■ **WHAT YOU HAVE TO DO**: Return only the lines between the line holding "What matplotlib code" and the line holding "plt.rcParams['font.family'] = ['Liberation", the two boundary lines included, exactly as they appear.

■ **DATA EXTRACT**:

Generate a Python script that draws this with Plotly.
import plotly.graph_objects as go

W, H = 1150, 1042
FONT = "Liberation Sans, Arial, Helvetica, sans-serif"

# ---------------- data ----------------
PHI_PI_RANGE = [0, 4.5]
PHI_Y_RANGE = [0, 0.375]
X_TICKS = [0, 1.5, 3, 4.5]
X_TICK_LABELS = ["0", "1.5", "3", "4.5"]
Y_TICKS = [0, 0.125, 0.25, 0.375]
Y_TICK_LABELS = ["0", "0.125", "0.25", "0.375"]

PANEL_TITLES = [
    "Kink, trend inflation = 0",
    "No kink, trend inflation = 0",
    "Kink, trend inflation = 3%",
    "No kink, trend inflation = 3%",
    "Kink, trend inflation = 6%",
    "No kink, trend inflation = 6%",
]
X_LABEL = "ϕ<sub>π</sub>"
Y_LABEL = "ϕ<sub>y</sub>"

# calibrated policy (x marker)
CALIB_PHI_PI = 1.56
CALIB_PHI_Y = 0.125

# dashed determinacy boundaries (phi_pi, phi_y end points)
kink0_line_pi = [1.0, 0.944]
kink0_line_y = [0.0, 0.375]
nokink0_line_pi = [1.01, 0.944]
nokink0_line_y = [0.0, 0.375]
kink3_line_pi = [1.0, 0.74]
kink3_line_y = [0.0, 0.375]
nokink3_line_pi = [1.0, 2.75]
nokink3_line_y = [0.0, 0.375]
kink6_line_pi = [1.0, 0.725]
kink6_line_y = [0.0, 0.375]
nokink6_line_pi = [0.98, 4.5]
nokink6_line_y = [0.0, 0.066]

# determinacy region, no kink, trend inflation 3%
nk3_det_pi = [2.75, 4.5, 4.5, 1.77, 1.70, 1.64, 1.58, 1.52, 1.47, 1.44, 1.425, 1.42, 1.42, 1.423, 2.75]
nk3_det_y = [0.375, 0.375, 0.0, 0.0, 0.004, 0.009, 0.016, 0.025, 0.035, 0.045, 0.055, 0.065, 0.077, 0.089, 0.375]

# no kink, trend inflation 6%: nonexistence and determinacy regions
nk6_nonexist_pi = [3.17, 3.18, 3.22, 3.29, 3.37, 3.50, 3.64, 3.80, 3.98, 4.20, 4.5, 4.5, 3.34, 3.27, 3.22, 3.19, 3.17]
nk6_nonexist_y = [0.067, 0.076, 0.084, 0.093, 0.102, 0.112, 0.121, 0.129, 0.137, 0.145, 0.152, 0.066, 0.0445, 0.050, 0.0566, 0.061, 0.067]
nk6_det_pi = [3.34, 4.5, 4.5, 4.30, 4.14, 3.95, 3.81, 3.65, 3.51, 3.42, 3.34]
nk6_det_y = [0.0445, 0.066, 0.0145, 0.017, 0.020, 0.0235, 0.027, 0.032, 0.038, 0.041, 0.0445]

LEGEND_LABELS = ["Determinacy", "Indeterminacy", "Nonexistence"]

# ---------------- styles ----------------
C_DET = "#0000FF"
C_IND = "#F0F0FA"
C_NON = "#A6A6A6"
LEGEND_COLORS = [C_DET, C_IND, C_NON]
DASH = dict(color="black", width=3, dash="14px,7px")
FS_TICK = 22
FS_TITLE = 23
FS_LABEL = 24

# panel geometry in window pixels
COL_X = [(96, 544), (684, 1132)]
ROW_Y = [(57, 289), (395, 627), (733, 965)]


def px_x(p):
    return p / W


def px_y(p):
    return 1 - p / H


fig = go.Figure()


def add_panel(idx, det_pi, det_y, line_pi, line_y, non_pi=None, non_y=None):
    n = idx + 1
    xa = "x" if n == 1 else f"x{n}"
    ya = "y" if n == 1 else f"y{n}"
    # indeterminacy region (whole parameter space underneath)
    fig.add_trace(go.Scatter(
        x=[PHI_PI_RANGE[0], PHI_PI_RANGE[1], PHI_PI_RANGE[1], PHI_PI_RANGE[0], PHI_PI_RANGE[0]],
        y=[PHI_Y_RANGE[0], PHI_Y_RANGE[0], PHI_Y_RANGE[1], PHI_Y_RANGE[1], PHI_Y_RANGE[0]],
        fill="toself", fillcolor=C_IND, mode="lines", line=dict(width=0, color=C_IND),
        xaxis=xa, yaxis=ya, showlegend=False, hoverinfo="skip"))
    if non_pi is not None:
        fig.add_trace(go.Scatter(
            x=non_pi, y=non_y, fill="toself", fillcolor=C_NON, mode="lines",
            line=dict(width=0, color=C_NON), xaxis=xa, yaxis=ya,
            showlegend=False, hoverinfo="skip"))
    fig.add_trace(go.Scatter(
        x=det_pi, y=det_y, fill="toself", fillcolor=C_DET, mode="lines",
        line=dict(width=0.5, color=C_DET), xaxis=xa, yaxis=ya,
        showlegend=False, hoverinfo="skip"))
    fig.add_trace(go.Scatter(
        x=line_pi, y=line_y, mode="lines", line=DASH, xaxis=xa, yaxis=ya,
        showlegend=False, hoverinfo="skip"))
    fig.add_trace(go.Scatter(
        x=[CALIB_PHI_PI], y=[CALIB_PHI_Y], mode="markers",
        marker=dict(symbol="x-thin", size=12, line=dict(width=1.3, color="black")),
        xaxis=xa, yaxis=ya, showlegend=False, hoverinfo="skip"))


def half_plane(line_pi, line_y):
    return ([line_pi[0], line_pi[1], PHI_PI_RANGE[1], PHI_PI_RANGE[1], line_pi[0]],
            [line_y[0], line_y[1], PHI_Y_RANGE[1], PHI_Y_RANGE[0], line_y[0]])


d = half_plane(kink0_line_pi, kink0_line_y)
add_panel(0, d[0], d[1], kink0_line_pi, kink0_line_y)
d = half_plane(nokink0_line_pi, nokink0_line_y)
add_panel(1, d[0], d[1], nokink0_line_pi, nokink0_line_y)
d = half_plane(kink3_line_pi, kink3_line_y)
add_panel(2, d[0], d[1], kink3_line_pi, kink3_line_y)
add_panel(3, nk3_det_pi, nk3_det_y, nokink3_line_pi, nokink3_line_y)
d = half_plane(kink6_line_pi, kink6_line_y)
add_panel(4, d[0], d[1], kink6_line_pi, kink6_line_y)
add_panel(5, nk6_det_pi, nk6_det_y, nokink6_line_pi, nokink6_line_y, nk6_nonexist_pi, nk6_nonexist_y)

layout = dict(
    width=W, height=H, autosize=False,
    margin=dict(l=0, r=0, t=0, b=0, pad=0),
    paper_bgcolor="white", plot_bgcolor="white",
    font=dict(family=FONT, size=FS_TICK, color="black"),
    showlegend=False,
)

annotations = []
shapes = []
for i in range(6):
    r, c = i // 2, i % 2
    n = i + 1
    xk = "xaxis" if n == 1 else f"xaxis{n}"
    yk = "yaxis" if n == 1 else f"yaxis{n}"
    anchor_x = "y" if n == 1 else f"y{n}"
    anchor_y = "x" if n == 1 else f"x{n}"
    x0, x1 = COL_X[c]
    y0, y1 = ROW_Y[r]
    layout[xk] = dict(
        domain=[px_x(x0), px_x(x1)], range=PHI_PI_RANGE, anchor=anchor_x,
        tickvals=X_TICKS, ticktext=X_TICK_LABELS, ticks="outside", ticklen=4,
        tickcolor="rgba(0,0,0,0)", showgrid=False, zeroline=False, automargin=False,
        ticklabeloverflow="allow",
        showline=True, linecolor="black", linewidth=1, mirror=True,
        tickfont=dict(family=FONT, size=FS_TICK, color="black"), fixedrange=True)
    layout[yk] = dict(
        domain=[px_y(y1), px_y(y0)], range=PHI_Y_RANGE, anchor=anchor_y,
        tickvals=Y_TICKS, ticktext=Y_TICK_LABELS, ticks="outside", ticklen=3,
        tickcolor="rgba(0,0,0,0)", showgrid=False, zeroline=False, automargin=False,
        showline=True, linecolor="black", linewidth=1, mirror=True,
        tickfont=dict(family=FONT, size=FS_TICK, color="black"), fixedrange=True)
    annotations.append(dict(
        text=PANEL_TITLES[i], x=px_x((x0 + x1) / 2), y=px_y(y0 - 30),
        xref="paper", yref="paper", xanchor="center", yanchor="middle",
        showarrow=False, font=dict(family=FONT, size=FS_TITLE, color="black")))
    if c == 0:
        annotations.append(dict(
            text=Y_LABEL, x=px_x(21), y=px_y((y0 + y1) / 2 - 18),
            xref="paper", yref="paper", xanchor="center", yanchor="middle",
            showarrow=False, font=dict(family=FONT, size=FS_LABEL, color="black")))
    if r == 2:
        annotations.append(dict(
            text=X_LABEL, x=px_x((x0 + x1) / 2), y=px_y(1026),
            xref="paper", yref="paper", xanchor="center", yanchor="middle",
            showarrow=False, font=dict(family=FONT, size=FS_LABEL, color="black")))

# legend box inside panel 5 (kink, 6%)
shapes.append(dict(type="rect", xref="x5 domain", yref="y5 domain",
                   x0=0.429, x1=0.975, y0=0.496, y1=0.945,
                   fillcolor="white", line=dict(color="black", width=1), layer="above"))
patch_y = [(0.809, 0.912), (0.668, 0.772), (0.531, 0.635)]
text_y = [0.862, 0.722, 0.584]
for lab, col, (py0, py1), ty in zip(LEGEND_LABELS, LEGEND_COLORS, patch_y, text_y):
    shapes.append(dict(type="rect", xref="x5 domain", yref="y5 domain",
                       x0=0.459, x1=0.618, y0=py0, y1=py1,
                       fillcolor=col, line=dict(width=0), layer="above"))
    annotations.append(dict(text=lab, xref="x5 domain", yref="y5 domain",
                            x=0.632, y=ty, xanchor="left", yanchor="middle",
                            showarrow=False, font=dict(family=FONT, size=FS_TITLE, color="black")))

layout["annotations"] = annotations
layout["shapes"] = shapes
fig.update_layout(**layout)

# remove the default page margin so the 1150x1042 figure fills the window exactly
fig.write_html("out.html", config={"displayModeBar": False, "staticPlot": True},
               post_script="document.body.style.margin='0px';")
---
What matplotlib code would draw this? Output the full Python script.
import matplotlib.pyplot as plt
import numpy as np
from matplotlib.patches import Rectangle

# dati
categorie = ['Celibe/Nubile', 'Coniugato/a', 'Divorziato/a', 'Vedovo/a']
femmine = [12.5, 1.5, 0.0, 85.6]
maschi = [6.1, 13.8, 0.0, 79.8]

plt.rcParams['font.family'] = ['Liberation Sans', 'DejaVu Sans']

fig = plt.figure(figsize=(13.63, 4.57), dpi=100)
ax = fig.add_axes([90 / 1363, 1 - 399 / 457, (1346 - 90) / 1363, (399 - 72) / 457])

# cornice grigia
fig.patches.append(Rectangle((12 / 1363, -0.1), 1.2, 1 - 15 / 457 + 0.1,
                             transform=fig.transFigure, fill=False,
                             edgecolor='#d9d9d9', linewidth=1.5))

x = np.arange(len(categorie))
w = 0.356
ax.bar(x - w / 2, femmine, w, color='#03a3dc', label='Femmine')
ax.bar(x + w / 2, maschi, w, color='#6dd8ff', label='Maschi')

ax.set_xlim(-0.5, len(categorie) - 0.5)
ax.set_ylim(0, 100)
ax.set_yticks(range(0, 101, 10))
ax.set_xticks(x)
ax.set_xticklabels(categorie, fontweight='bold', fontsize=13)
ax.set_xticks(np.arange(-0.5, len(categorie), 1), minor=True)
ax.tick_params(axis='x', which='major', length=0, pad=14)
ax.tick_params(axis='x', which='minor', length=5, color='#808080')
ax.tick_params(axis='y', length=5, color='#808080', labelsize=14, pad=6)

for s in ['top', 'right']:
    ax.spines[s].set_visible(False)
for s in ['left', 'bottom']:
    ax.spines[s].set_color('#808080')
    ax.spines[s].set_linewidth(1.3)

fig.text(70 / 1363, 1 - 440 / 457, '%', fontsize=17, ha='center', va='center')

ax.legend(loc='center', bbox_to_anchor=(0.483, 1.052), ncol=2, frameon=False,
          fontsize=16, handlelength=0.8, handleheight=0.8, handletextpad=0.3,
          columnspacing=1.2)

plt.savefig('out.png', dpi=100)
==
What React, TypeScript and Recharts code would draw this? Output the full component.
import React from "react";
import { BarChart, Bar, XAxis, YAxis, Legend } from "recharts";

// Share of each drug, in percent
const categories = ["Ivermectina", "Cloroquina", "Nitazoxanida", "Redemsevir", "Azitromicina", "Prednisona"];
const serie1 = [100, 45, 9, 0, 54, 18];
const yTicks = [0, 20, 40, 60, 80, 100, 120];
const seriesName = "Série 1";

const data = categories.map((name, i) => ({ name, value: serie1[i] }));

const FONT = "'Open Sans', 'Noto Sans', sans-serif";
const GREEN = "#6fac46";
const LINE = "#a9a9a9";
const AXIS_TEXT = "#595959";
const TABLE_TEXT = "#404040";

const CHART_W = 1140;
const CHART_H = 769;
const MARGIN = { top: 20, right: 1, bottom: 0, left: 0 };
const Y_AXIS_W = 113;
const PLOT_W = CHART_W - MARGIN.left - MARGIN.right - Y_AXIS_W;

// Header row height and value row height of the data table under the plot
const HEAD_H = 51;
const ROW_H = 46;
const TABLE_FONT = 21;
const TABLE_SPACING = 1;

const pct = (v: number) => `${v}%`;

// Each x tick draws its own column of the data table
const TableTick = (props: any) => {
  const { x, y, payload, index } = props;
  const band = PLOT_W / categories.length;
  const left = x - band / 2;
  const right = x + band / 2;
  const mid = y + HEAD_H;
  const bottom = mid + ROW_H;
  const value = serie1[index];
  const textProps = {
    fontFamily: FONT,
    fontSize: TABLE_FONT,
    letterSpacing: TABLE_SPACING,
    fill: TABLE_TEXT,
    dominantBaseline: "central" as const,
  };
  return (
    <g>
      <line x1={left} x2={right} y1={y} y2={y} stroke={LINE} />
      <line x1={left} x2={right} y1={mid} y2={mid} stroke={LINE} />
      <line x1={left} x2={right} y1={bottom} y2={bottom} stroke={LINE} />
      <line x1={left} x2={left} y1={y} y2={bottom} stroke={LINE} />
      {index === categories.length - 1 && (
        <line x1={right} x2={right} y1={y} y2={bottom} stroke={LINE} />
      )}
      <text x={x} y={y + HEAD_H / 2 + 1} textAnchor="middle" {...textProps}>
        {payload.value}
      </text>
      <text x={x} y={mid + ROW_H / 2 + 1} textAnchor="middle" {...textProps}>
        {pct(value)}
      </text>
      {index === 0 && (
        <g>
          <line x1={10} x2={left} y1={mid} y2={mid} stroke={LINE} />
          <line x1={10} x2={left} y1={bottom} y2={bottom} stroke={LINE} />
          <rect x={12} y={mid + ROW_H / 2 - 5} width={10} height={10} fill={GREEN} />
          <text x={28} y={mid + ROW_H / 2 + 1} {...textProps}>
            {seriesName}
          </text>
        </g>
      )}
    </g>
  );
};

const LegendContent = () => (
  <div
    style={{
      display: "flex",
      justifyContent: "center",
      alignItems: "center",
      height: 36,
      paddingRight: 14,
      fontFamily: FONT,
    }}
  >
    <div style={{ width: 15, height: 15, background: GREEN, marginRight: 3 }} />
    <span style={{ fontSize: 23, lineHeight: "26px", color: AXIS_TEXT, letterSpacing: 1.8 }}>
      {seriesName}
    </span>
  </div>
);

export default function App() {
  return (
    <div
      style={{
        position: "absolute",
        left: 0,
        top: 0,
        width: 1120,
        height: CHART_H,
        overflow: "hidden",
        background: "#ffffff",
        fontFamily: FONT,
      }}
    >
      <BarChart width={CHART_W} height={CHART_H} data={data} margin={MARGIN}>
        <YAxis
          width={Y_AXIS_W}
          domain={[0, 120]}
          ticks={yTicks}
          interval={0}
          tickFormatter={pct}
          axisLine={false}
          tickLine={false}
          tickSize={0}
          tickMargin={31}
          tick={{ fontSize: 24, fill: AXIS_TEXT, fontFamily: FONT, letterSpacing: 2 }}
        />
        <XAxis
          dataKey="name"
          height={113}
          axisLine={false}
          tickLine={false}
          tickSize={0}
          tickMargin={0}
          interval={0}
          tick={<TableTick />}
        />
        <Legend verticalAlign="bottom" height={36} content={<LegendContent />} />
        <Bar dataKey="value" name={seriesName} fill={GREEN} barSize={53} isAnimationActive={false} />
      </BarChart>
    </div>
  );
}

■ **CORRECT ANSWER**:
What matplotlib code would draw this? Output the full Python script.
import matplotlib.pyplot as plt
import numpy as np
from matplotlib.patches import Rectangle

# dati
categorie = ['Celibe/Nubile', 'Coniugato/a', 'Divorziato/a', 'Vedovo/a']
femmine = [12.5, 1.5, 0.0, 85.6]
maschi = [6.1, 13.8, 0.0, 79.8]

plt.rcParams['font.family'] = ['Liberation Sans', 'DejaVu Sans']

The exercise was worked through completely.